Short problem: Output the full listing word for word.

Data block:

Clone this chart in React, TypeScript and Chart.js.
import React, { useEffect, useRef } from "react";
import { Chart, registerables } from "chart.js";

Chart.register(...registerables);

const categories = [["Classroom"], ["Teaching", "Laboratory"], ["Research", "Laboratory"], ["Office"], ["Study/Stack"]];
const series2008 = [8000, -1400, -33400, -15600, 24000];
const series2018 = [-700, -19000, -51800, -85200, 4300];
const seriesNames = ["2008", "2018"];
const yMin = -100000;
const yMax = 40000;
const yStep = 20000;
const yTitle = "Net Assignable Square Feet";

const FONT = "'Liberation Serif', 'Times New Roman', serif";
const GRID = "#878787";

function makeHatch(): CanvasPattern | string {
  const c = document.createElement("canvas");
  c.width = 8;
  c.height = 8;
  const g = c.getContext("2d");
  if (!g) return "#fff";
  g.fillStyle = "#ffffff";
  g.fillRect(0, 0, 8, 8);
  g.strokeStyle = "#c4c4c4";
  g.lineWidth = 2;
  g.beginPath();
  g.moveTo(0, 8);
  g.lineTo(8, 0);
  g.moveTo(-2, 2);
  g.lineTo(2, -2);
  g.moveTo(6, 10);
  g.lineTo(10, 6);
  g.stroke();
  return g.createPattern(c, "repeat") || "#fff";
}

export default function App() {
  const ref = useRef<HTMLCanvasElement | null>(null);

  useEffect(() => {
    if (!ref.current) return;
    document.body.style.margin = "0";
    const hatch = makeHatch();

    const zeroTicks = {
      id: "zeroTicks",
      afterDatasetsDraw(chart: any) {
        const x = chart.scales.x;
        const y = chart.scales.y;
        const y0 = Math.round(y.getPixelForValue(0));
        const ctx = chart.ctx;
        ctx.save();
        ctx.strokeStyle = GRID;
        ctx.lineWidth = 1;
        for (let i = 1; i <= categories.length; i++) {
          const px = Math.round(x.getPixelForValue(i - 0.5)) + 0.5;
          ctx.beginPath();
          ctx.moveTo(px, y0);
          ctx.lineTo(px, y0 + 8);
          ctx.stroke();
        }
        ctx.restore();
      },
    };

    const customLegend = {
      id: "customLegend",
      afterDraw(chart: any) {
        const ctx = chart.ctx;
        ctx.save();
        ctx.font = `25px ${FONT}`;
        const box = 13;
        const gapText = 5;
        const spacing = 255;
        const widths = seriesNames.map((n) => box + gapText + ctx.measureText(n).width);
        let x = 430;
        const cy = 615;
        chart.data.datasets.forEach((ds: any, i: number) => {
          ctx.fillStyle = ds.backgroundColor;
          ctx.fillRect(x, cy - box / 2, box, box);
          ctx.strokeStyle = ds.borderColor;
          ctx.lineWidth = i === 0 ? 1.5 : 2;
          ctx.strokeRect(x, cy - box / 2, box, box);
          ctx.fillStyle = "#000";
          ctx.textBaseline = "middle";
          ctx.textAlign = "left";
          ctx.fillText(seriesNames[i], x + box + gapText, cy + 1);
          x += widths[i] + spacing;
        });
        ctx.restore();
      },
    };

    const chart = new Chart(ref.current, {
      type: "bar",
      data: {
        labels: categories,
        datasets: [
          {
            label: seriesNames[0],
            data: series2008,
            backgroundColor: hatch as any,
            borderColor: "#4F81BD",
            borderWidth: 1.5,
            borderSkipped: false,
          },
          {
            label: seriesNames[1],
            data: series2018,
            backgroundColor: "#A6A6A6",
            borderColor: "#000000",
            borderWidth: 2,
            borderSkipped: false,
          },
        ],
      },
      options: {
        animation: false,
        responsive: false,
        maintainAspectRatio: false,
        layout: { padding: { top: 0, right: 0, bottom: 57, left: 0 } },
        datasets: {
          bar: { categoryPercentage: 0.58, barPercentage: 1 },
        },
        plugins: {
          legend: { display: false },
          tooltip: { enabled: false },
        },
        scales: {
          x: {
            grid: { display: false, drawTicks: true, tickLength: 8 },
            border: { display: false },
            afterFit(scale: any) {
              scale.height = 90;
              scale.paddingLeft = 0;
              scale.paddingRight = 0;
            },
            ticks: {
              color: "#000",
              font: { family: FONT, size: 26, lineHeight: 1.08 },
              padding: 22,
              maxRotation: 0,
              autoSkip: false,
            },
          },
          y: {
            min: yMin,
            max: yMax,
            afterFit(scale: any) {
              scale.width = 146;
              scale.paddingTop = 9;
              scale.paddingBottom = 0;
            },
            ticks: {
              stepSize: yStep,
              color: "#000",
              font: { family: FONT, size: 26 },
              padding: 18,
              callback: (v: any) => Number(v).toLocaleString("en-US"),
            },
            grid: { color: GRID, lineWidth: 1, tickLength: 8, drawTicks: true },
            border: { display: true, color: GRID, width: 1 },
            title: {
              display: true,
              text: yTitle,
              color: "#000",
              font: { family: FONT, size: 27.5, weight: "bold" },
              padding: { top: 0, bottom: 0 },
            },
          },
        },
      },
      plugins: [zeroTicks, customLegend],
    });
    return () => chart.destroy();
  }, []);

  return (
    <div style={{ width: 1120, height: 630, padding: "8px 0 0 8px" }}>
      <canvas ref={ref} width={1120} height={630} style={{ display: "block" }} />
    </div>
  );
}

Output for this task:
Clone this chart in React, TypeScript and Chart.js.
import React, { useEffect, useRef } from "react";
import { Chart, registerables } from "chart.js";

Chart.register(...registerables);

const categories = [["Classroom"], ["Teaching", "Laboratory"], ["Research", "Laboratory"], ["Office"], ["Study/Stack"]];
const series2008 = [8000, -1400, -33400, -15600, 24000];
const series2018 = [-700, -19000, -51800, -85200, 4300];
const seriesNames = ["2008", "2018"];
const yMin = -100000;
const yMax = 40000;
const yStep = 20000;
const yTitle = "Net Assignable Square Feet";

const FONT = "'Liberation Serif', 'Times New Roman', serif";
const GRID = "#878787";

function makeHatch(): CanvasPattern | string {
  const c = document.createElement("canvas");
  c.width = 8;
  c.height = 8;
  const g = c.getContext("2d");
  if (!g) return "#fff";
  g.fillStyle = "#ffffff";
  g.fillRect(0, 0, 8, 8);
  g.strokeStyle = "#c4c4c4";
  g.lineWidth = 2;
  g.beginPath();
  g.moveTo(0, 8);
  g.lineTo(8, 0);
  g.moveTo(-2, 2);
  g.lineTo(2, -2);
  g.moveTo(6, 10);
  g.lineTo(10, 6);
  g.stroke();
  return g.createPattern(c, "repeat") || "#fff";
}

export default function App() {
  const ref = useRef<HTMLCanvasElement | null>(null);

  useEffect(() => {
    if (!ref.current) return;
    document.body.style.margin = "0";
    const hatch = makeHatch();

    const zeroTicks = {
      id: "zeroTicks",
      afterDatasetsDraw(chart: any) {
        const x = chart.scales.x;
        const y = chart.scales.y;
        const y0 = Math.round(y.getPixelForValue(0));
        const ctx = chart.ctx;
        ctx.save();
        ctx.strokeStyle = GRID;
        ctx.lineWidth = 1;
        for (let i = 1; i <= categories.length; i++) {
          const px = Math.round(x.getPixelForValue(i - 0.5)) + 0.5;
          ctx.beginPath();
          ctx.moveTo(px, y0);
          ctx.lineTo(px, y0 + 8);
          ctx.stroke();
        }
        ctx.restore();
      },
    };

    const customLegend = {
      id: "customLegend",
      afterDraw(chart: any) {
        const ctx = chart.ctx;
        ctx.save();
        ctx.font = `25px ${FONT}`;
        const box = 13;
        const gapText = 5;
        const spacing = 255;
        const widths = seriesNames.map((n) => box + gapText + ctx.measureText(n).width);
        let x = 430;
        const cy = 615;
        chart.data.datasets.forEach((ds: any, i: number) => {
          ctx.fillStyle = ds.backgroundColor;
          ctx.fillRect(x, cy - box / 2, box, box);
          ctx.strokeStyle = ds.borderColor;
          ctx.lineWidth = i === 0 ? 1.5 : 2;
          ctx.strokeRect(x, cy - box / 2, box, box);
          ctx.fillStyle = "#000";
          ctx.textBaseline = "middle";
          ctx.textAlign = "left";
          ctx.fillText(seriesNames[i], x + box + gapText, cy + 1);
          x += widths[i] + spacing;
        });
        ctx.restore();
      },
    };

    const chart = new Chart(ref.current, {
      type: "bar",
      data: {
        labels: categories,
        datasets: [
          {
            label: seriesNames[0],
            data: series2008,
            backgroundColor: hatch as any,
            borderColor: "#4F81BD",
            borderWidth: 1.5,
            borderSkipped: false,
          },
          {
            label: seriesNames[1],
            data: series2018,
            backgroundColor: "#A6A6A6",
            borderColor: "#000000",
            borderWidth: 2,
            borderSkipped: false,
          },
        ],
      },
      options: {
        animation: false,
        responsive: false,
        maintainAspectRatio: false,
        layout: { padding: { top: 0, right: 0, bottom: 57, left: 0 } },
        datasets: {
          bar: { categoryPercentage: 0.58, barPercentage: 1 },
        },
        plugins: {
          legend: { display: false },
          tooltip: { enabled: false },
        },
        scales: {
          x: {
            grid: { display: false, drawTicks: true, tickLength: 8 },
            border: { display: false },
            afterFit(scale: any) {
              scale.height = 90;
              scale.paddingLeft = 0;
              scale.paddingRight = 0;
            },
            ticks: {
              color: "#000",
              font: { family: FONT, size: 26, lineHeight: 1.08 },
              padding: 22,
              maxRotation: 0,
              autoSkip: false,
            },
          },
          y: {
            min: yMin,
            max: yMax,
            afterFit(scale: any) {
              scale.width = 146;
              scale.paddingTop = 9;
              scale.paddingBottom = 0;
            },
            ticks: {
              stepSize: yStep,
              color: "#000",
              font: { family: FONT, size: 26 },
              padding: 18,
              callback: (v: any) => Number(v).toLocaleString("en-US"),
            },
            grid: { color: GRID, lineWidth: 1, tickLength: 8, drawTicks: true },
            border: { display: true, color: GRID, width: 1 },
            title: {
              display: true,
              text: yTitle,
              color: "#000",
              font: { family: FONT, size: 27.5, weight: "bold" },
              padding: { top: 0, bottom: 0 },
            },
          },
        },
      },
      plugins: [zeroTicks, customLegend],
    });
    return () => chart.destroy();
  }, []);

  return (
    <div style={{ width: 1120, height: 630, padding: "8px 0 0 8px" }}>
      <canvas ref={ref} width={1120} height={630} style={{ display: "block" }} />
    </div>
  );
}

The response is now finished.